Une voie à laquelle je crois mène à un Israël juif et démocratique dans l’esprit de la Déclaration d’indépendance, un État à majorité juive. Ce sera un long processus, avec des hauts et des bas, qui durera peut-être 40 ans et qui nous obligera à faire des concessions internes et à parvenir à des ententes entre nous. Si nous prenons cette voie, les pays arabes qui ont ratifié l’Initiative de paix arabe, comme les démocraties occidentales, seront de notre côté. Je crois que cette voie nous mène à un Israël sûr, juif et démocratique. »

« L’autre voie est celle suivie par ceux qui pensent à tort que l’occupation est un atout pour la sécurité et d’autres qui croient que nous n’avons pas le droit de céder des terres d’Israël, même si cela signifie une guerre sans fin.

À mon avis, cette voie est une perspective messianique qui ne reconnaît pas les limites de la réalité.

Cette voie mène à un État unique, dans une zone actuellement habitée par sept millions de Juifs et sept millions d’Arabes.

C’est une réalité violente dans laquelle Israël perdra son identité juive et démocratique.
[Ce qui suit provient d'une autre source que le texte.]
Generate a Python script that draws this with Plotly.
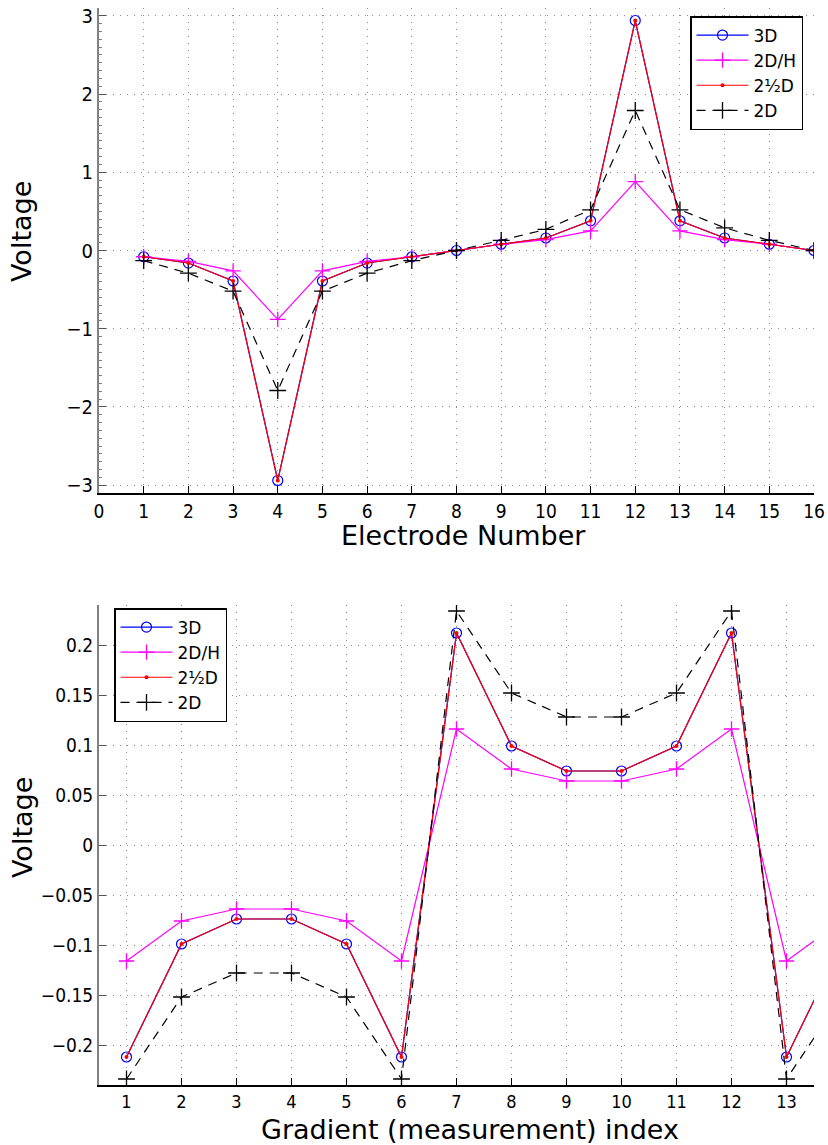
import plotly.graph_objects as go

# ---------- data ----------
electrodes = list(range(1, 17))
top_3d   = [-0.08, -0.16, -0.39, -2.94, -0.39, -0.16, -0.08, 0.0, 0.08, 0.16, 0.38, 2.94, 0.38, 0.16, 0.08, 0.0]
top_2dh  = [-0.08, -0.14, -0.26, -0.88, -0.26, -0.14, -0.08, 0.0, 0.08, 0.14, 0.25, 0.88, 0.25, 0.14, 0.08, 0.0]
top_25d  = [-0.08, -0.16, -0.39, -2.94, -0.39, -0.16, -0.08, 0.0, 0.08, 0.16, 0.38, 2.94, 0.38, 0.16, 0.08, 0.0]
top_2d   = [-0.13, -0.29, -0.52, -1.79, -0.52, -0.29, -0.13, 0.0, 0.13, 0.27, 0.52, 1.79, 0.52, 0.29, 0.13, 0.0]

gradients = list(range(1, 15))
bot_3d   = [-0.212, -0.099, -0.074, -0.074, -0.099, -0.212, 0.212, 0.099, 0.074, 0.074, 0.099, 0.212, -0.212, -0.099]
bot_2dh  = [-0.116, -0.076, -0.064, -0.064, -0.076, -0.116, 0.116, 0.076, 0.064, 0.064, 0.076, 0.116, -0.116, -0.076]
bot_25d  = [-0.212, -0.099, -0.074, -0.074, -0.099, -0.212, 0.212, 0.099, 0.074, 0.074, 0.099, 0.212, -0.212, -0.099]
bot_2d   = [-0.234, -0.152, -0.128, -0.128, -0.152, -0.234, 0.234, 0.152, 0.128, 0.128, 0.152, 0.234, -0.234, -0.152]

series_names = ["3D", "2D/H", "2½D", "2D"]

top_xticks = list(range(0, 17))
top_yticks = [-3, -2, -1, 0, 1, 2, 3]
top_yticktext = ["−3", "−2", "−1", "0", "1", "2", "3"]
bot_xticks = list(range(1, 14))
bot_yticks = [-0.2, -0.15, -0.1, -0.05, 0, 0.05, 0.1, 0.15, 0.2]
bot_yticktext = ["−0.2", "−0.15", "−0.1", "−0.05", "0", "0.05", "0.1", "0.15", "0.2"]

# ---------- styles ----------
styles = [
    dict(line=dict(color="#0000ff", width=1.2),
         marker=dict(symbol="circle-open", size=10, color="#0000ff", line=dict(width=1.2, color="#0000ff"))),
    dict(line=dict(color="#ff00ff", width=1.2),
         marker=dict(symbol="cross-thin-open", size=11, color="#ff00ff", line=dict(width=1.3, color="#ff00ff"))),
    dict(line=dict(color="#ff0000", width=1.2),
         marker=dict(symbol="circle", size=4, color="#ff0000", line=dict(width=0))),
    dict(line=dict(color="#000000", width=1.2, dash="9px,7px"),
         marker=dict(symbol="cross-thin-open", size=12, color="#000000", line=dict(width=1.3, color="#000000"))),
]

fig = go.Figure()
for name, ys, st in zip(series_names, [top_3d, top_2dh, top_25d, top_2d], styles):
    fig.add_trace(go.Scatter(x=electrodes, y=ys, name=name, mode="lines+markers",
                             xaxis="x", yaxis="y", legend="legend", **st))
for name, ys, st in zip(series_names, [bot_3d, bot_2dh, bot_25d, bot_2d], styles):
    fig.add_trace(go.Scatter(x=gradients, y=ys, name=name, mode="lines+markers",
                             xaxis="x2", yaxis="y2", legend="legend2", **st))

W, H = 828, 1145
xdom = [99 / W, 814 / W]
top_dom = [1 - 493 / H, 1 - 8 / H]
bot_dom = [1 - 1085 / H, 1 - 605 / H]

grid = dict(showgrid=True, gridcolor="#8c8c8c", gridwidth=1, griddash="1px,6px", zeroline=False,
            automargin=False)
tickfont_top = dict(family="DejaVu Sans Condensed, DejaVu Sans", size=19, color="black")
tickfont_bot = dict(family="DejaVu Sans Condensed, DejaVu Sans", size=18, color="black")
legfont = dict(family="DejaVu Sans", size=17, color="black")

fig.update_layout(
    width=W, height=H, autosize=False,
    margin=dict(l=0, r=0, t=0, b=0, pad=0, autoexpand=False),
    paper_bgcolor="white", plot_bgcolor="white",
    font=dict(family="DejaVu Sans", color="black"),
    xaxis=dict(domain=xdom, anchor="y", range=[0, 16], tickvals=top_xticks,
               ticks="inside", ticklen=7, tickcolor="black", tickwidth=1,
               showline=True, linecolor="black", linewidth=1.5,
               tickfont=tickfont_top, ticklabelstandoff=0, **grid),
    yaxis=dict(domain=top_dom, anchor="x", range=[-3.1, 3.1], tickvals=top_yticks, ticktext=top_yticktext,
               ticks="inside", ticklen=7, tickcolor="#555", tickwidth=1,
               showline=True, linecolor="#808080", linewidth=2,
               minor=dict(ticks="inside", ticklen=3, tickcolor="#808080", dtick=0.1, showgrid=False),
               tickfont=dict(family="DejaVu Sans Condensed, DejaVu Sans", size=20, color="black"),
               ticklabelstandoff=0, **grid),
    xaxis2=dict(domain=xdom, anchor="y2", range=[0.5, 13.5], tickvals=bot_xticks,
                ticks="inside", ticklen=7, tickcolor="black", tickwidth=1,
                showline=True, linecolor="black", linewidth=1.5,
                tickfont=tickfont_bot, ticklabelstandoff=0, **grid),
    yaxis2=dict(domain=bot_dom, anchor="x2", range=[-0.24, 0.24], tickvals=bot_yticks, ticktext=bot_yticktext,
                ticks="inside", ticklen=7, tickcolor="#555", tickwidth=1,
                showline=True, linecolor="#808080", linewidth=2,
                tickfont=dict(family="DejaVu Sans Condensed, DejaVu Sans", size=19, color="black"),
                ticklabelstandoff=0, **grid),
    legend=dict(x=690 / W, y=1 - 16 / H, xanchor="left", yanchor="top",
                bgcolor="white", bordercolor="black", borderwidth=1.5,
                font=legfont, tracegroupgap=0, itemwidth=52),
    legend2=dict(x=114 / W, y=1 - 608 / H, xanchor="left", yanchor="top",
                 bgcolor="white", bordercolor="black", borderwidth=1.5,
                 font=legfont, tracegroupgap=0, itemwidth=52),
    showlegend=True,
)

title_font = dict(family="DejaVu Sans", size=27, color="black")
fig.add_annotation(text="Electrode Number", x=463 / W, y=1 - 536 / H, xref="paper", yref="paper",
                   showarrow=False, font=title_font, xanchor="center", yanchor="middle")
fig.add_annotation(text="Voltage", x=22 / W, y=1 - 232 / H, xref="paper", yref="paper",
                   showarrow=False, font=title_font, textangle=-90, xanchor="center", yanchor="middle")
fig.add_annotation(text="Gradient (measurement) index", x=470 / W, y=1 - 1129 / H, xref="paper", yref="paper",
                   showarrow=False, font=title_font, xanchor="center", yanchor="middle")
fig.add_annotation(text="Voltage", x=22 / W, y=1 - 828 / H, xref="paper", yref="paper",
                   showarrow=False, font=title_font, textangle=-90, xanchor="center", yanchor="middle")

fig.write_html("out.html", config={"displayModeBar": False, "responsive": False},
               post_script="document.body.style.margin='0px';document.body.style.overflow='hidden';")
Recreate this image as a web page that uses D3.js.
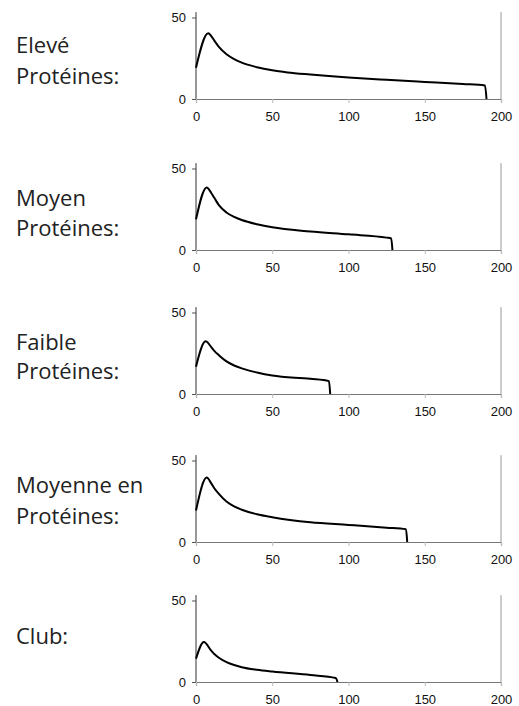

Cette réalité nous ramène à la Grande révolte arabe de les années 1930 [la grande révolte arabe de 1936-1939 en Palestine mandataire est une rébellion des Arabes des territoires sous mandat britannique qui revendiquent la fin de celui-ci, la création d’un État arabe indépendant et la fin de l’immigration juive] à un conflit religieux attirant les groupes les plus radicaux et les plus violents des deux côtés. »

« Les leçons que nous devons tirer de l’année écoulée sont que nous devons reconnaître la profondeur des divisions qui nous ont amenés au bord de la violence, ainsi que le danger qui nous guette de l’extérieur […] Le défi est d’exploiter cette énergie à quelque chose de positif, à un ensemble menant à une réalité où les gens descendent dans la rue non seulement pour exiger des commissions d’enquête [pour enquêter sur ceux qui ont échoué] et protester contre ceux avec lesquels ils ne sont pas d’accord, mais aussi pour chercher le moyen de se rencontrer, de se connaître et de trouver un terrain d’entente.

Les crises créent des opportunités. La guerre du Kippour qui a coûté la vie à plus de 2.600 soldats, nous a appris que la paix avec l’Égypte sans le Sinaï valait mieux qu’un Sinaï sans paix.

Il est temps de décider où la guerre du 7 octobre mène. »

Ce discours ne rencontre pour l’instant peu d’écho en Israël, la priorité étant donnée à la neutralisation du Hamas. Mais Ayalon n’est pas seul. Il est semble que nombre d’anciens des services de renseignement israéliens partagent son point de vue mais il n’est tout simplement pas audible pour le moment.